In his Janus brief on the government’s new position, Francisco wrote:

Following the grant of certiorari in this case, the government reconsidered the question and reached the opposite conclusion. Largely for the reasons articulated by this court in Harris and during the argument in Friedrichs, the government’s previous briefs gave insufficient weight to the First Amendment interest of public employees in declining to fund speech on contested matters of public policy. Abood’s result is inconsistent with prevailing First Amendment precedent and should be overruled.

Some court observers noted Francisco’s brief did not present any detailed justification to the court for such a major change coming so soon after the same office had defended Abood and for breaking with the position held by Republican and Democratic solicitors general over the last 40 years. One high-court veteran, speaking anonymously to protect relationships at Main Justice, called the Justice Department’s maneuvering “one of the most audacious things I’ve ever seen a solicitor general do.”

Francisco’s reference in his brief to “Harris” was to the high court’s 2014 decision in Harris v. Quinn. In that case, Alito, leading a 5-4 majority, outlined his problems with Abood. Two years before that decision, Alito in Knox v. Service Employees International Union also signaled his belief that Abood was wrongly decided.

Taken together, the decisions ignited an effort by organizations such as the National Right to Work Legal Defense Foundation, which is counsel at the Supreme Court to Mark Janus, and the Competitive Enterprise Institute to get cases challenging Abood to the high court as quickly as possible.

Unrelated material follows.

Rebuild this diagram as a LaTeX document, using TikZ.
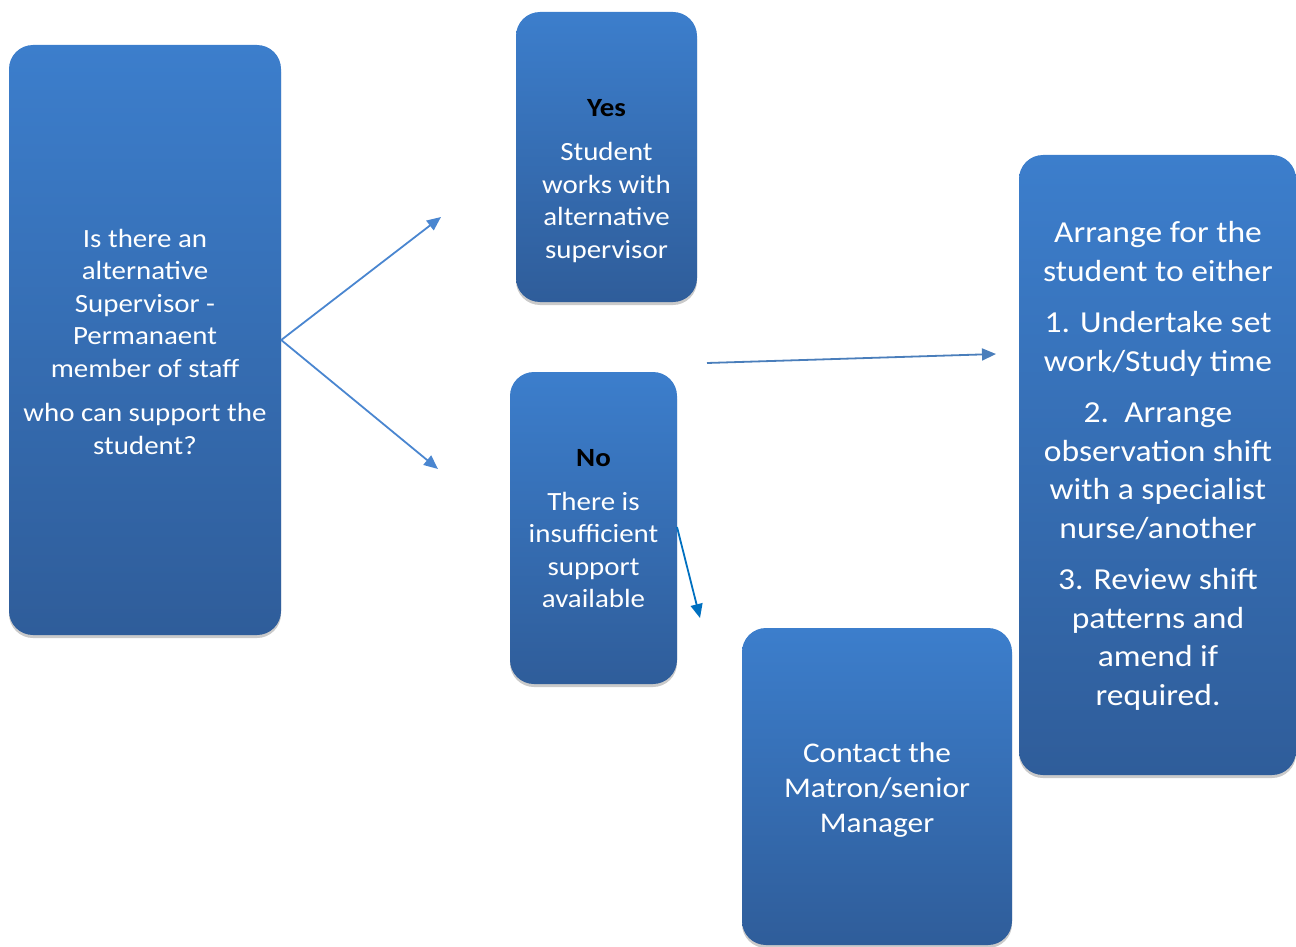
\documentclass[tikz,border=0pt]{standalone}
\usepackage{fontspec}
\setmainfont{Carlito}[FakeStretch=1.1]
\usetikzlibrary{shadows,arrows.meta}
\definecolor{boxtop}{HTML}{3C7ECC}
\definecolor{boxbot}{HTML}{2F5D9A}
\definecolor{arrowblue}{HTML}{4A86D0}
\definecolor{arrowdark}{HTML}{4A7EBB}
\definecolor{arrowdeep}{HTML}{0070C0}
\tikzset{
  bluebox/.style={rectangle, rounded corners=24pt, inner sep=0pt, top color=boxtop, bottom color=boxbot, draw=none,
    drop shadow={opacity=0.35, shadow xshift=0pt, shadow yshift=-3pt, fill=black!60}},
  boxtext/.style={align=center, text=white, inner sep=0pt},
  conn/.style={draw=arrowblue, line width=1.8pt, -{Triangle[length=14pt,width=12pt]}},
}
\begin{document}
\begin{tikzpicture}[x=1pt,y=-1pt]
\useasboundingbox (0,0) rectangle (1296,947);
% boxes
\node[bluebox, minimum width=272pt, minimum height=590pt] (q) at (145,340) {};
\node[bluebox, minimum width=181pt, minimum height=290pt] (yes) at (606.5,157) {};
\node[bluebox, minimum width=167pt, minimum height=312pt] (no) at (593.5,528) {};
\node[bluebox, minimum width=270pt, minimum height=317pt] (contact) at (877,786.5) {};
\node[bluebox, minimum width=277pt, minimum height=620pt] (arr) at (1157.5,465) {};
% texts
\node[boxtext, font=\fontsize{26.3}{32.5}\selectfont] (qt) at (145,341.5)
  {Is there an\\alternative\\Supervisor -\\Permanaent\\member of staff\\[12pt]who can support the\\student?};
\node[boxtext, font=\fontsize{26.3}{32.5}\selectfont] (yt) at (606.5,181)
  {\textcolor{black}{\textbf{Yes}}\\[12pt]Student\\works with\\alternative\\supervisor};
\node[boxtext, font=\fontsize{26.3}{32.5}\selectfont] (nt) at (593.5,529)
  {\textcolor{black}{\textbf{No}}\\[11pt]There is\\insufficient\\support\\available};
\node[boxtext, font=\fontsize{28.5}{35}\selectfont] (ct) at (877,790)
  {Contact the\\Matron/senior\\Manager};
\node[boxtext, font=\fontsize{30.5}{38.5}\selectfont] (at) at (1158,466)
  {Arrange for the\\student to either\\[13pt]1. Undertake set\\work/Study time\\[13pt]2.\ \ Arrange\\observation shift\\with a specialist\\nurse/another\\[13pt]3. Review shift\\patterns and\\amend if\\required.};
% connector endpoints
\coordinate (e1) at (441,217);
\coordinate (e2) at (438,469);
\coordinate (s3) at (707,363);
\coordinate (e3) at (996,354);
\coordinate (s4) at (677,527);
\coordinate (e4) at (700,618);
% connectors
\draw[conn] (q.east) -- (e1);
\draw[conn] (q.east) -- (e2);
\draw[conn, draw=arrowdark] (s3) -- (e3);
\draw[conn, draw=arrowdeep] (s4) -- (e4);
\end{tikzpicture}
\end{document}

In her dissenting opinion in Harris, Justice Elena Kagan wrote: “Not until two years ago, in Knox v. Service Employees, did the court so much as whisper (there without the benefit of briefing or argument) that it had any misgivings about Abood.”

During last term’s arguments in Friedrichs, which took place a month before Scalia’s death, the unions appeared destined to lose at the hands of a conservative 5-4 majority. But some observers and scholars questioned whether Scalia would rule with his fellow conservatives because of a 1991 opinion involving AboodLehnert v. Ferris Faculty Association.

That opinion now is at the center of an amicus brief in the Janus case. The amicus parties, Reagan administration Solicitor General Charles Fried of Harvard Law School and Yale Law’s Robert Post, submitted their brief in support of neither side.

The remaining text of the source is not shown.